In serata dovrò assolvere un impegno da tempo accettato in casa dei frati cappuccini. “Linguaggio evangelizzatore” è il titolo della conferenza che io preferisco chiamare “chiacchierata”. Infatti l’amico Livio mi invita nella segreta speranza di sentir “parlare di realtà altissime e profonde con un linguaggio semplice”, come dice lui.
Proprio questa mattina a colazione, fra Antonio, missionario in Madagascar, mentre spalma la marmellata sul pane, mi saluta e mi suggerisce questo episodio che è diventato prezioso e opportuno per la mia conferenza:
“Letizia, colta e ricercata professoressa, all’università era stimata per le sue lezioni svolte con profondità di pensiero, ma – ahime! - con espressioni e paroloni che pochi riuscivano a decifrare.
Diventata mamma, ha assunto la veste preziosa della semplicità di rapporto, del linguaggio adatto al suo piccolo. L’ho sentita conversare con lui. Il suo parlare era fatto più di monosillabi che di parole rotonde, ricercate, dal sapore saccente”.
Che dire?! Quando per ogni tuo prossimo fai l’impagabile fatica di essergli “mamma”, sparisce la fatica di esprimersi e di capirsi.
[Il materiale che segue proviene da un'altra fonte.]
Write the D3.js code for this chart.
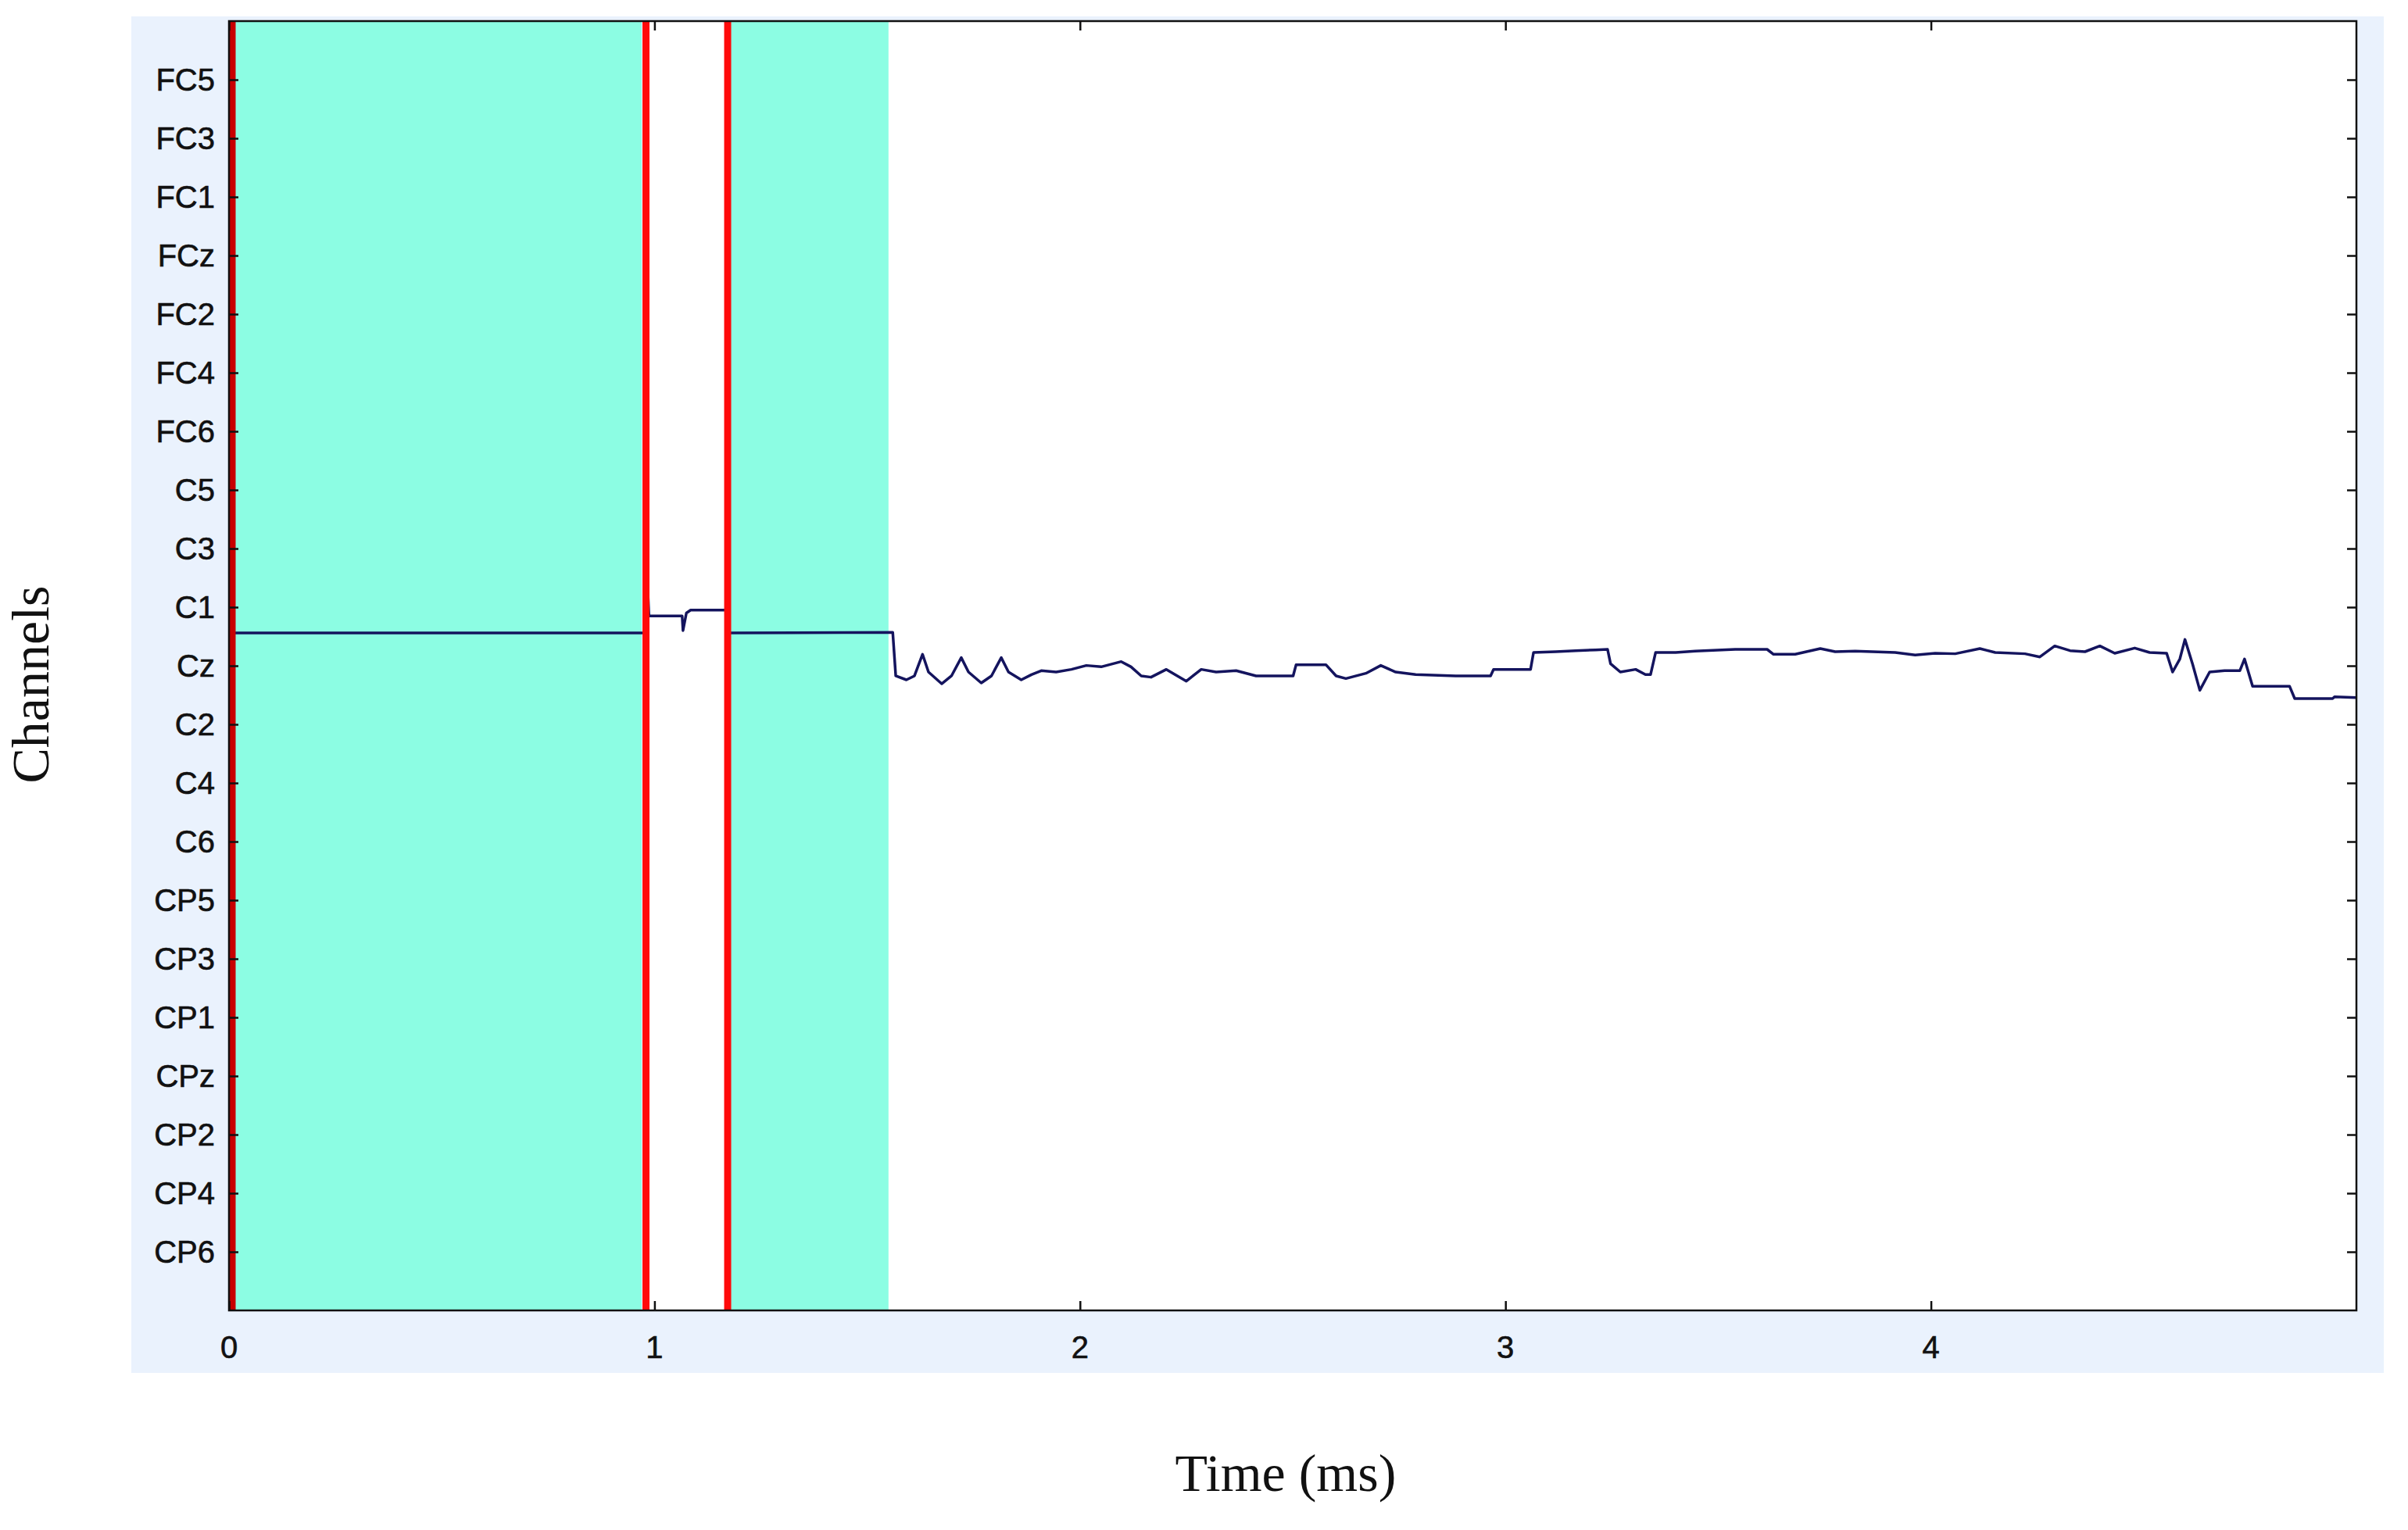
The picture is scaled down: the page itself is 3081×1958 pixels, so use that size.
<!DOCTYPE html>
<html><head><meta charset="utf-8">
<script src="https://cdn.jsdelivr.net/npm/d3@7"></script>
<style>body{margin:0;background:#fff}</style></head>
<body><svg id="c" width="3081" height="1958"></svg>
<script>
const channels=["FC5","FC3","FC1","FCz","FC2","FC4","FC6","C5","C3","C1","Cz","C2","C4","C6","CP5","CP3","CP1","CPz","CP2","CP4","CP6"];
const xTicks=[0,1,2,3,4];
const cyanSpans=[[0,0.97],[1.178,1.55]];
const redLines=[0.0,0.98,1.172];
// [time ms, channel-position]
const signal=[[0,9.44],[0.98,9.44],[0.983,8.5],[0.987,9.15],[1.065,9.15],[1.067,9.4],[1.075,9.1],[1.085,9.05],[1.17,9.05],[1.172,9.44],
[1.56,9.431],[1.567,10.173],[1.592,10.24],[1.611,10.173],[1.63,9.804],[1.644,10.107],[1.675,10.307],[1.698,10.173],[1.721,9.862],[1.738,10.107],[1.768,10.293],[1.792,10.173],[1.815,9.862],[1.832,10.107],[1.862,10.24],[1.886,10.151],[1.909,10.084],[1.944,10.107],[1.98,10.062],[2.015,9.995],[2.05,10.018],[2.097,9.929],[2.12,10.018],[2.144,10.173],[2.167,10.195],[2.203,10.062],[2.25,10.262],[2.285,10.062],[2.32,10.107],[2.367,10.084],[2.414,10.173],[2.461,10.173],[2.501,10.173],[2.508,9.982],[2.578,9.982],[2.602,10.173],[2.625,10.218],[2.672,10.129],[2.707,9.995],[2.742,10.107],[2.789,10.151],[2.883,10.173],[2.965,10.173],[2.972,10.062],[3.059,10.062],[3.066,9.773],[3.118,9.76],[3.165,9.742],[3.212,9.729],[3.24,9.72],[3.247,9.964],[3.27,10.107],[3.306,10.062],[3.329,10.151],[3.341,10.151],[3.353,9.773],[3.4,9.773],[3.446,9.751],[3.54,9.72],[3.615,9.72],[3.63,9.804],[3.681,9.804],[3.74,9.707],[3.775,9.76],[3.822,9.751],[3.916,9.773],[3.963,9.818],[4.01,9.787],[4.057,9.795],[4.115,9.707],[4.151,9.773],[4.221,9.795],[4.256,9.849],[4.291,9.662],[4.327,9.742],[4.362,9.76],[4.397,9.662],[4.432,9.787],[4.479,9.698],[4.514,9.773],[4.554,9.787],[4.568,10.107],[4.585,9.884],[4.597,9.551],[4.615,9.973],[4.632,10.418],[4.655,10.107],[4.69,10.084],[4.726,10.084],[4.737,9.884],[4.756,10.351],[4.843,10.351],[4.855,10.56],[4.944,10.56],[4.949,10.529],[5.0,10.542]];

const svg=d3.select("#c");
const L=293,R=3015,T=27,B=1677;
svg.append("rect").attr("x",168).attr("y",21).attr("width",3050-168).attr("height",1757-21).attr("fill","#eaf2fd");
svg.append("rect").attr("x",L).attr("y",T).attr("width",R-L).attr("height",B-T).attr("fill","#fff");
const x=d3.scaleLinear().domain([0,5]).range([L,R]);
const y=d3.scaleLinear().domain([-1,channels.length]).range([T,B]);
svg.selectAll(".cy").data(cyanSpans).join("rect").attr("x",d=>x(d[0])).attr("width",d=>x(d[1])-x(d[0])).attr("y",T).attr("height",B-T).attr("fill","#8cfde3");
svg.append("path").datum(signal).attr("d",d3.line().x(d=>x(d[0])).y(d=>y(d[1]))).attr("fill","none").attr("stroke","#14145e").attr("stroke-width",3.5).attr("stroke-linejoin","round");
svg.selectAll(".rl").data(redLines).join("line").attr("x1",d=>x(d)+(d===0?4:0)).attr("x2",d=>x(d)+(d===0?4:0)).attr("y1",T).attr("y2",B).attr("stroke",(d,i)=>i===0?"#c80000":"#ff0a0a").attr("stroke-width",9);
svg.append("rect").attr("x",L).attr("y",T).attr("width",R-L).attr("height",B-T).attr("fill","none").attr("stroke","#111").attr("stroke-width",2.5);
const font="'Liberation Sans Narrow','Liberation Sans',Arial,sans-serif";
const yl=svg.append("g").attr("transform",`translate(${L},0)`).call(d3.axisRight(y).tickValues(d3.range(channels.length)).tickFormat("").tickSize(12));
const yr=svg.append("g").attr("transform",`translate(${R},0)`).call(d3.axisLeft(y).tickValues(d3.range(channels.length)).tickFormat("").tickSize(12));
const xb=svg.append("g").attr("transform",`translate(0,${B})`).call(d3.axisTop(x).tickValues(xTicks).tickFormat("").tickSize(12));
const xt=svg.append("g").attr("transform",`translate(0,${T})`).call(d3.axisBottom(x).tickValues(xTicks).tickFormat("").tickSize(12));
[yl,yr,xb,xt].forEach(g=>{g.select(".domain").remove();g.selectAll("line").attr("stroke","#111").attr("stroke-width",2.5);});
svg.selectAll(".yt").data(channels).join("text").attr("x",L-18).attr("y",(d,i)=>y(i)).attr("dy","0.36em").attr("text-anchor","end").attr("font-family",font).attr("font-size",40).attr("fill","#111").attr("stroke","#111").attr("stroke-width",0.6).text(d=>d);
svg.selectAll(".xtl").data(xTicks).join("text").attr("x",d=>x(d)).attr("y",1724).attr("dy","0.36em").attr("text-anchor","middle").attr("font-family",font).attr("font-size",40).attr("fill","#111").attr("stroke","#111").attr("stroke-width",0.6).text(d=>d);
svg.append("text").attr("transform","translate(62,876) rotate(-90)").attr("text-anchor","middle").attr("font-family","'Liberation Serif',serif").attr("font-size",68).attr("fill","#111").text("Channels");
svg.append("text").attr("x",1645).attr("y",1908).attr("text-anchor","middle").attr("font-family","'Liberation Serif',serif").attr("font-size",68).attr("fill","#111").text("Time (ms)");
</script></body></html>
Dimmi quanto ami il tuo interlocutore e ti dirò il valore e la semplicità del dialogo.
Non conosco quella professoressa, ma se sapesse che sto parlando di lei, mi completerebbe: “Ora che sono mamma, ogni parola del mio insegnamento assomiglia al bocconcino che misuro e adatto alla boccuccia del mio bambino”.